Instructions to follow: Give back the full listing verbatim, apart from its images.

===

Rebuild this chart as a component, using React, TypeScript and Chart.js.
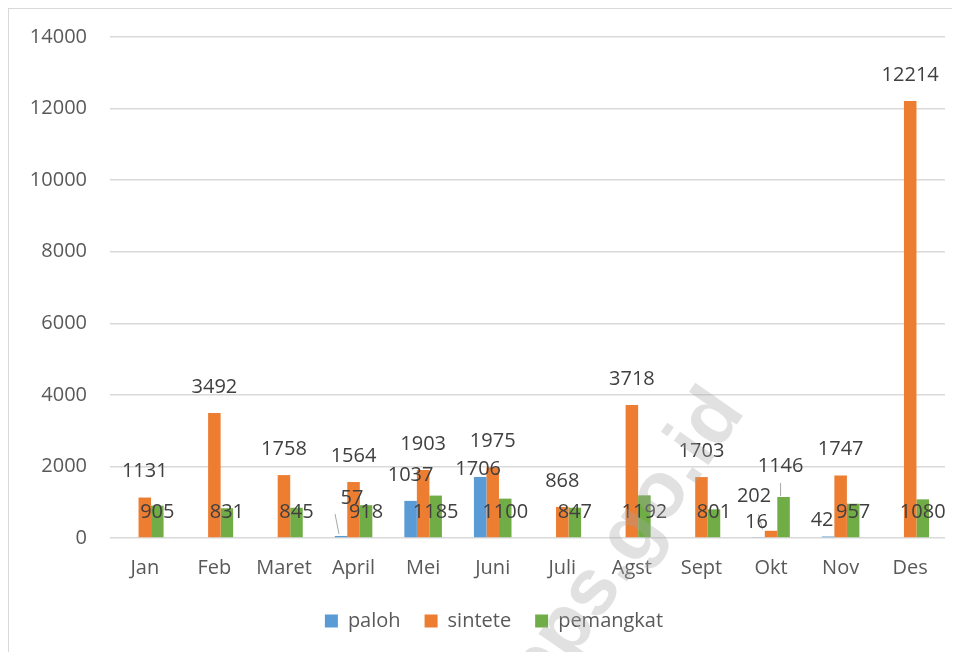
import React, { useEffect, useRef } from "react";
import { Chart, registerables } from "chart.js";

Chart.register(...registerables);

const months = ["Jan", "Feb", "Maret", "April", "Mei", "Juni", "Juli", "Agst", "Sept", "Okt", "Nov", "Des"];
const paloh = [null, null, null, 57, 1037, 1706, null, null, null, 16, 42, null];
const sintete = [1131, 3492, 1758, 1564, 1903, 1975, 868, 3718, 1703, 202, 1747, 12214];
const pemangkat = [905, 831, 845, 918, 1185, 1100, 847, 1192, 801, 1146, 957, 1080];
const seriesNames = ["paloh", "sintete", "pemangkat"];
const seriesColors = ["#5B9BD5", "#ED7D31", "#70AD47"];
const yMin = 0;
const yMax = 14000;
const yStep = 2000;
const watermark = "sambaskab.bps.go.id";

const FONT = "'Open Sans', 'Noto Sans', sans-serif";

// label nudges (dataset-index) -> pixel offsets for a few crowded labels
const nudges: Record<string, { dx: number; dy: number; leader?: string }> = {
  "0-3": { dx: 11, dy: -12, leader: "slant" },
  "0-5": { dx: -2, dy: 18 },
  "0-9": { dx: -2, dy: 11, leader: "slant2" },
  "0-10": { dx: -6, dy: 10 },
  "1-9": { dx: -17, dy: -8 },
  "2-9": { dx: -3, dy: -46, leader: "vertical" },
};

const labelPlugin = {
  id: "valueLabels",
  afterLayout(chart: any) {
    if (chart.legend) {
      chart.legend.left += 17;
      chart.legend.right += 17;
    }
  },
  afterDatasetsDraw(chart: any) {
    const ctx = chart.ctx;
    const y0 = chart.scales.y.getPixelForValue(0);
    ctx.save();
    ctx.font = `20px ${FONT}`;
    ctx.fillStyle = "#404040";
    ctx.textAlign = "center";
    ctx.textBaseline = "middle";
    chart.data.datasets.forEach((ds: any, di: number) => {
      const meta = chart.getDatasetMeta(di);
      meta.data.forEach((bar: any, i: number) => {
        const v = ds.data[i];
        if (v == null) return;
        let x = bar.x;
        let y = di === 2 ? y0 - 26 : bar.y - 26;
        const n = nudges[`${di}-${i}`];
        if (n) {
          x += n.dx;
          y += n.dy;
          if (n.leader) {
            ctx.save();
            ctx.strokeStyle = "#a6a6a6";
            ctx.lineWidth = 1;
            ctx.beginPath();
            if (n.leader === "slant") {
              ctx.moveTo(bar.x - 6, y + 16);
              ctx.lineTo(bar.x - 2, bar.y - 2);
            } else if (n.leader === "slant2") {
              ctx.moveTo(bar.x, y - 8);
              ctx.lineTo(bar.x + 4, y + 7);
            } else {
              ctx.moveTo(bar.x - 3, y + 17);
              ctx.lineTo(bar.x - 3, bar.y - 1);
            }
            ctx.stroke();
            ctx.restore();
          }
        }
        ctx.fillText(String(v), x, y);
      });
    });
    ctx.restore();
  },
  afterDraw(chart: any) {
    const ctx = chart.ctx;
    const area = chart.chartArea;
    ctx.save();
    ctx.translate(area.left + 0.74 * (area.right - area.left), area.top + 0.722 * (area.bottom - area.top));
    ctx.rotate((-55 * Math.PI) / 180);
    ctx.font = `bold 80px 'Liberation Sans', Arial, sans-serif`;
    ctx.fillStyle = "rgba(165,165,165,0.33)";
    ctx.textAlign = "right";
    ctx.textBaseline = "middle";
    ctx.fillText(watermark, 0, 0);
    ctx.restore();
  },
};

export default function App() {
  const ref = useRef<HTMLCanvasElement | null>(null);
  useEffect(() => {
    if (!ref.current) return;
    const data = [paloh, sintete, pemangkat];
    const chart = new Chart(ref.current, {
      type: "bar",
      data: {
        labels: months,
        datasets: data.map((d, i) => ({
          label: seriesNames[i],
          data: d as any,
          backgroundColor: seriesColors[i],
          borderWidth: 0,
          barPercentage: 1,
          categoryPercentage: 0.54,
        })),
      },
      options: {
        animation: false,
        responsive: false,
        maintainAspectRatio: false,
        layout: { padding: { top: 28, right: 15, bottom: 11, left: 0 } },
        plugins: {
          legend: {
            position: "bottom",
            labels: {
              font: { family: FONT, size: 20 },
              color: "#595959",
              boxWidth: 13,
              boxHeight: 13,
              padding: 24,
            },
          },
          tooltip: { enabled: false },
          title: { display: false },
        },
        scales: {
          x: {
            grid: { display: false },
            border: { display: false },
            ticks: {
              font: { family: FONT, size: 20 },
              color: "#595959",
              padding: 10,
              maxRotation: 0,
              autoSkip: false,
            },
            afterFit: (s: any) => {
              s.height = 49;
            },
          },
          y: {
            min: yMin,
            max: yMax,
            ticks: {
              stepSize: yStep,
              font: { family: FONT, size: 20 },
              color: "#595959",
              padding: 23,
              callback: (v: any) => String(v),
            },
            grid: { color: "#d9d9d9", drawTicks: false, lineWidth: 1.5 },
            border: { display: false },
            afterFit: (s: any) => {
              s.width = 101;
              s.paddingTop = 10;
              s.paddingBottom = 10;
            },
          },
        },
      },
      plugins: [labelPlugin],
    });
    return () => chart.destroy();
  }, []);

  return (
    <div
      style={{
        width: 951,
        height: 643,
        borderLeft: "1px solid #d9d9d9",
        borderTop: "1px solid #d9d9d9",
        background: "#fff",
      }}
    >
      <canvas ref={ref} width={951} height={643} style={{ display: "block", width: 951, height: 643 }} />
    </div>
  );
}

===

The reply:
Rebuild this chart as a component, using React, TypeScript and Chart.js.
import React, { useEffect, useRef } from "react";
import { Chart, registerables } from "chart.js";

Chart.register(...registerables);

const months = ["Jan", "Feb", "Maret", "April", "Mei", "Juni", "Juli", "Agst", "Sept", "Okt", "Nov", "Des"];
const paloh = [null, null, null, 57, 1037, 1706, null, null, null, 16, 42, null];
const sintete = [1131, 3492, 1758, 1564, 1903, 1975, 868, 3718, 1703, 202, 1747, 12214];
const pemangkat = [905, 831, 845, 918, 1185, 1100, 847, 1192, 801, 1146, 957, 1080];
const seriesNames = ["paloh", "sintete", "pemangkat"];
const seriesColors = ["#5B9BD5", "#ED7D31", "#70AD47"];
const yMin = 0;
const yMax = 14000;
const yStep = 2000;
const watermark = "sambaskab.bps.go.id";

const FONT = "'Open Sans', 'Noto Sans', sans-serif";

// label nudges (dataset-index) -> pixel offsets for a few crowded labels
const nudges: Record<string, { dx: number; dy: number; leader?: string }> = {
  "0-3": { dx: 11, dy: -12, leader: "slant" },
  "0-5": { dx: -2, dy: 18 },
  "0-9": { dx: -2, dy: 11, leader: "slant2" },
  "0-10": { dx: -6, dy: 10 },
  "1-9": { dx: -17, dy: -8 },
  "2-9": { dx: -3, dy: -46, leader: "vertical" },
};

const labelPlugin = {
  id: "valueLabels",
  afterLayout(chart: any) {
    if (chart.legend) {
      chart.legend.left += 17;
      chart.legend.right += 17;
    }
  },
  afterDatasetsDraw(chart: any) {
    const ctx = chart.ctx;
    const y0 = chart.scales.y.getPixelForValue(0);
    ctx.save();
    ctx.font = `20px ${FONT}`;
    ctx.fillStyle = "#404040";
    ctx.textAlign = "center";
    ctx.textBaseline = "middle";
    chart.data.datasets.forEach((ds: any, di: number) => {
      const meta = chart.getDatasetMeta(di);
      meta.data.forEach((bar: any, i: number) => {
        const v = ds.data[i];
        if (v == null) return;
        let x = bar.x;
        let y = di === 2 ? y0 - 26 : bar.y - 26;
        const n = nudges[`${di}-${i}`];
        if (n) {
          x += n.dx;
          y += n.dy;
          if (n.leader) {
            ctx.save();
            ctx.strokeStyle = "#a6a6a6";
            ctx.lineWidth = 1;
            ctx.beginPath();
            if (n.leader === "slant") {
              ctx.moveTo(bar.x - 6, y + 16);
              ctx.lineTo(bar.x - 2, bar.y - 2);
            } else if (n.leader === "slant2") {
              ctx.moveTo(bar.x, y - 8);
              ctx.lineTo(bar.x + 4, y + 7);
            } else {
              ctx.moveTo(bar.x - 3, y + 17);
              ctx.lineTo(bar.x - 3, bar.y - 1);
            }
            ctx.stroke();
            ctx.restore();
          }
        }
        ctx.fillText(String(v), x, y);
      });
    });
    ctx.restore();
  },
  afterDraw(chart: any) {
    const ctx = chart.ctx;
    const area = chart.chartArea;
    ctx.save();
    ctx.translate(area.left + 0.74 * (area.right - area.left), area.top + 0.722 * (area.bottom - area.top));
    ctx.rotate((-55 * Math.PI) / 180);
    ctx.font = `bold 80px 'Liberation Sans', Arial, sans-serif`;
    ctx.fillStyle = "rgba(165,165,165,0.33)";
    ctx.textAlign = "right";
    ctx.textBaseline = "middle";
    ctx.fillText(watermark, 0, 0);
    ctx.restore();
  },
};

export default function App() {
  const ref = useRef<HTMLCanvasElement | null>(null);
  useEffect(() => {
    if (!ref.current) return;
    const data = [paloh, sintete, pemangkat];
    const chart = new Chart(ref.current, {
      type: "bar",
      data: {
        labels: months,
        datasets: data.map((d, i) => ({
          label: seriesNames[i],
          data: d as any,
          backgroundColor: seriesColors[i],
          borderWidth: 0,
          barPercentage: 1,
          categoryPercentage: 0.54,
        })),
      },
      options: {
        animation: false,
        responsive: false,
        maintainAspectRatio: false,
        layout: { padding: { top: 28, right: 15, bottom: 11, left: 0 } },
        plugins: {
          legend: {
            position: "bottom",
            labels: {
              font: { family: FONT, size: 20 },
              color: "#595959",
              boxWidth: 13,
              boxHeight: 13,
              padding: 24,
            },
          },
          tooltip: { enabled: false },
          title: { display: false },
        },
        scales: {
          x: {
            grid: { display: false },
            border: { display: false },
            ticks: {
              font: { family: FONT, size: 20 },
              color: "#595959",
              padding: 10,
              maxRotation: 0,
              autoSkip: false,
            },
            afterFit: (s: any) => {
              s.height = 49;
            },
          },
          y: {
            min: yMin,
            max: yMax,
            ticks: {
              stepSize: yStep,
              font: { family: FONT, size: 20 },
              color: "#595959",
              padding: 23,
              callback: (v: any) => String(v),
            },
            grid: { color: "#d9d9d9", drawTicks: false, lineWidth: 1.5 },
            border: { display: false },
            afterFit: (s: any) => {
              s.width = 101;
              s.paddingTop = 10;
              s.paddingBottom = 10;
            },
          },
        },
      },
      plugins: [labelPlugin],
    });
    return () => chart.destroy();
  }, []);

  return (
    <div
      style={{
        width: 951,
        height: 643,
        borderLeft: "1px solid #d9d9d9",
        borderTop: "1px solid #d9d9d9",
        background: "#fff",
      }}
    >
      <canvas ref={ref} width={951} height={643} style={{ display: "block", width: 951, height: 643 }} />
    </div>
  );
}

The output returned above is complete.